Marco Caniato. Da alga rossa a isolante termoacustico

È un prodotto che, inventato e brevettato da Marco Caniato, ricercatore e docente della Facoltà di Scienze e Tecnologie unibz (gruppo di ricerca del prof. Andrea Gasparella), ha mostrato la sua efficacia come isolante termico e acustico, per applicazioni industriali, civili e marittime. E promette risvolti positivi anche nella battaglia contro la dispersione ambientale delle microplastiche.

Marco Caniato

«Le prove di caratterizzazione che abbiamo condotto hanno confermato che il prodotto possiede ottime proprietà isolanti e che può facilmente competere con gli isolanti tradizionali come la lana di roccia o le schiume poliuretaniche, abbiamo dimostrato che un approccio sostenibile, più pulito ed ecologico, può essere usato per riciclare i rifiuti marini e per costruire con un materiale ecologicamente ed economicamente conveniente». Marco Caniato, ricercatore e docente della Facoltà di Scienze e Tecnologia

 

Da alga a schiuma isolante

(foto UniBz)

L’invenzione di Caniato è un biopolimero ricavato dalla lavorazione delle alghe rosse e permette di sfruttare materiali plastici o inerti di altro genere per realizzare una schiuma adatta all’isolamento acustico e termico delle abitazioni, evitandone la dispersione nell’ambiente marino.

(foto UniBz)

Per creare questa schiuma, Marco Caniato, in collaborazione con l’Università di Trieste, ha impiegato un estratto dell’alga agar agar, un polisaccaride normalmente usato come gelificante naturale della consistenza di un gel che, dopo essere stato addizionato con carbonato di calcio, può essere mescolato alla plastica polverizzata. Come materiali rappresentativi delle microplastiche che più comunemente si trovano in ambiente marino, sono state utilizzate materie plastiche derivate dai rifiuti industriali e domestici (polietilene, bottiglie di tereftalato, polistirolo espanso e schiumato). Dopo la gelificazione, i campioni vengono congelati a -20 °C per 12 ore e infine liofilizzati per rimuovere l’acqua. Il risultato finale è un materiale poroso che può essere utilizzato, ad esempio, al posto della lana di roccia. Ma non è solo il prodotto ad essere eco-compatibile. Il processo di realizzazione prevede infatti il riciclo dell’acqua che viene raccolta al termine della liofilizzazione, dopo lo scongelamento.

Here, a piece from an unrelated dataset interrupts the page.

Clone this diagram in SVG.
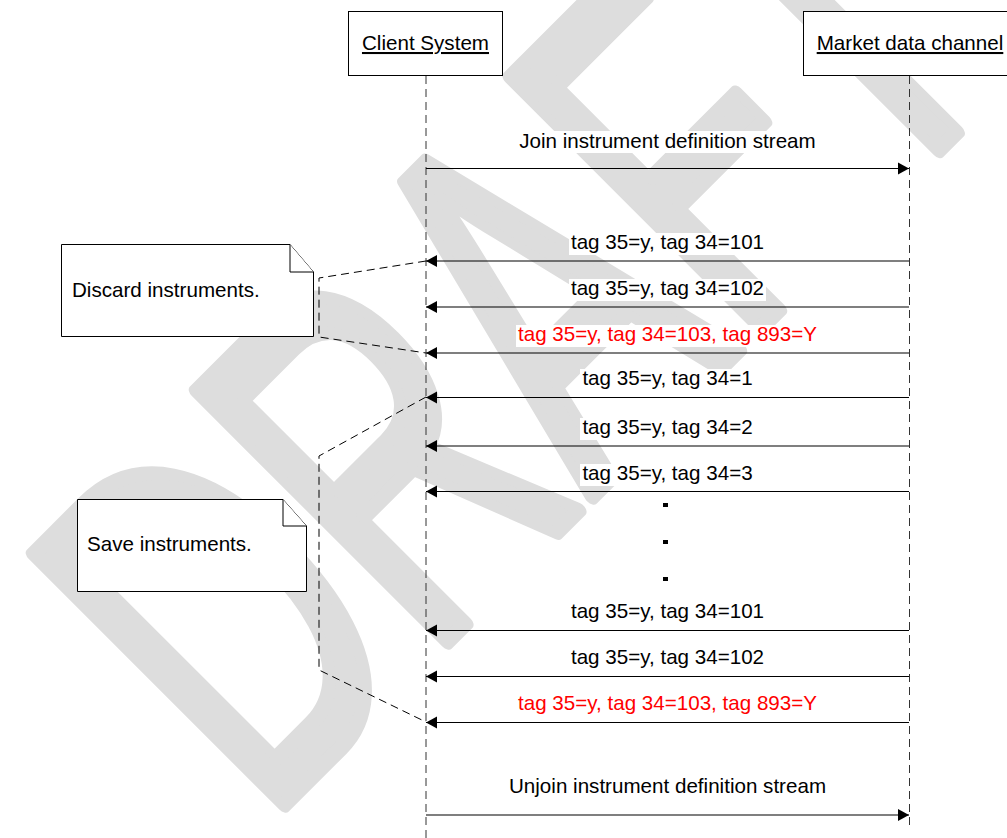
<svg xmlns="http://www.w3.org/2000/svg" width="1007" height="838" viewBox="0 0 1007 838">
  <style>
    .lbl { font-family: "Liberation Sans", Arial, sans-serif; font-size: 20.6px; fill: #000; }
    .mid { text-anchor: middle; }
    .red { fill: #ff0000; }
    .box { fill: #fff; stroke: #000; stroke-width: 1; }
    .life { fill: none; stroke: #333; stroke-width: 1; stroke-dasharray: 8 5; }
    .msg { fill: none; stroke: #000; stroke-width: 1.2; marker-end: url(#head); }
    .bg { fill: #fff; }
    .link { fill: none; stroke: #000; stroke-width: 1; stroke-dasharray: 8 5; }
    .dot { fill: #000; }
  </style>
  <defs>
    <marker id="head" markerUnits="userSpaceOnUse" markerWidth="12" markerHeight="13" refX="11" refY="6.5" orient="auto">
      <path d="M0,0.5 L11,6.5 L0,12.5 Z" fill="#000"/>
    </marker>
  </defs>

  <rect width="1007" height="838" fill="#fff"/>

  <!-- watermark -->
  <text id="watermark" transform="rotate(-45) scale(0.62,1)" x="-639" y="770" font-family="Liberation Sans, Arial, sans-serif" font-size="515" fill="#dddddd" stroke="#dddddd" stroke-width="16" stroke-linejoin="round">DRAFT</text>

  <!-- lifelines -->
  <g id="lifelines">
    <line class="life" x1="426" y1="76" x2="426" y2="838"/>
    <line class="life" x1="909.5" y1="76" x2="909.5" y2="827"/>
  </g>

  <!-- messages -->
  <g id="connectors">
    <line class="msg" x1="426" y1="168.5" x2="909" y2="168.5"/>
    <line class="msg" x1="909" y1="261" x2="426" y2="261"/>
    <line class="msg" x1="909" y1="307" x2="426" y2="307"/>
    <line class="msg" x1="909" y1="353" x2="426" y2="353"/>
    <line class="msg" x1="909" y1="397.5" x2="426" y2="397.5"/>
    <line class="msg" x1="909" y1="446" x2="426" y2="446"/>
    <line class="msg" x1="909" y1="491.5" x2="426" y2="491.5"/>
    <line class="msg" x1="909" y1="630.5" x2="426" y2="630.5"/>
    <line class="msg" x1="909" y1="676.5" x2="426" y2="676.5"/>
    <line class="msg" x1="909" y1="722.5" x2="426" y2="722.5"/>
    <line class="msg" x1="426" y1="815" x2="909" y2="815"/>

    <!-- note links -->
    <polyline class="link" points="426,261 319,278 319,337 426,353"/>
    <polyline class="link" points="426,397 319,456 319,670 426,722"/>

    <!-- continuation dots -->
    <rect class="dot" x="663" y="503" width="5" height="4"/>
    <rect class="dot" x="663" y="540" width="5" height="4"/>
    <rect class="dot" x="663" y="577" width="5" height="4"/>

    <!-- message labels -->
    <rect class="bg" x="519" y="131" width="297" height="22"/>
    <text class="lbl mid" x="667.5" y="148">Join instrument definition stream</text>
    <rect class="bg" x="569" y="233" width="197" height="22"/>
    <text class="lbl mid" x="667.5" y="249">tag 35=y, tag 34=101</text>
    <rect class="bg" x="569" y="279" width="197" height="22"/>
    <text class="lbl mid" x="667.5" y="295">tag 35=y, tag 34=102</text>
    <rect class="bg" x="516" y="325" width="303" height="22"/>
    <text class="lbl mid red" x="667.5" y="341">tag 35=y, tag 34=103, tag 893=Y</text>
    <rect class="bg" x="580" y="369" width="175" height="22"/>
    <text class="lbl mid" x="667.5" y="385">tag 35=y, tag 34=1</text>
    <rect class="bg" x="580" y="418" width="175" height="22"/>
    <text class="lbl mid" x="667.5" y="434">tag 35=y, tag 34=2</text>
    <rect class="bg" x="580" y="464" width="175" height="22"/>
    <text class="lbl mid" x="667.5" y="480">tag 35=y, tag 34=3</text>
    <rect class="bg" x="569" y="602" width="197" height="22"/>
    <text class="lbl mid" x="667.5" y="618">tag 35=y, tag 34=101</text>
    <rect class="bg" x="569" y="648" width="197" height="22"/>
    <text class="lbl mid" x="667.5" y="664">tag 35=y, tag 34=102</text>
    <rect class="bg" x="516" y="694" width="303" height="22"/>
    <text class="lbl mid red" x="667.5" y="710">tag 35=y, tag 34=103, tag 893=Y</text>
    <rect class="bg" x="507" y="777" width="321" height="22"/>
    <text class="lbl mid" x="667.5" y="793">Unjoin instrument definition stream</text>
  </g>

  <!-- participants -->
  <g id="client-system">
    <rect class="box" x="348.5" y="11.5" width="154" height="64"/>
    <text class="lbl mid" x="425.5" y="50" text-decoration="underline">Client System</text>
  </g>
  <g id="market-data-channel">
    <rect class="box" x="803.5" y="11.5" width="212" height="64"/>
    <text class="lbl mid" x="910" y="50" text-decoration="underline">Market data channel</text>
  </g>

  <!-- notes -->
  <g id="note-discard">
    <path class="box" d="M61.5,244.5 H290 L313.5,272 V336.5 H61.5 Z"/>
    <path class="box" d="M290,244.5 V272 H313.5"/>
    <text class="lbl" x="72" y="297">Discard instruments.</text>
  </g>
  <g id="note-save">
    <path class="box" d="M77.5,499.5 H283 L306.5,526 V591.5 H77.5 Z"/>
    <path class="box" d="M283,499.5 V526 H306.5"/>
    <text class="lbl" x="87" y="551">Save instruments.</text>
  </g>
</svg>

Un input per la gestione del ciclo di vita della plastica

Un’invenzione dai risvolti ambientali! Perché utilizza le microplastiche secondarie, cioè i frammenti di plastica di dimensioni inferiori ai 5 mm che derivano dall’utilizzo e dall’abbandono e degradazione di oggetti come buste di plastica, bottiglie o reti da pesca e che rappresentano, come riportato nel sito ufficiale del Parlamento Europeocirca il 68 – 81% delle microplastiche presenti negli oceani. E, secondo le stime dell’Onu del 2017, “ci sono 51mila miliardi di particelle di microplastica nei mari, 500 volte più numerose di tutte le stelle della nostra galassia”.

Una piaga che si sta combattendo con il divieto di utilizzo di taluni prodotti in plastica -dai sacchetti agli accessori usa e getta – e con altre importanti attività volte all’abbattimento dell’inquinamento. Ma in tutto il mondo, i mari sono stati descritti come una delle aree più inquinate da micro e macroplastiche. Di conseguenza, il trattamento e la gestione del ciclo di vita dei materiali plastici si sono trasformati in un problema enorme la cui mancanza di soluzione minaccia la biodiversità marina e la sopravvivenza di moltissime specie ittiche. Senza considerare che ancora non si conoscono con esattezza i pericoli per l’uomo derivanti dall’ingresso di questi minuscoli frammenti di plastica nella catena alimentare.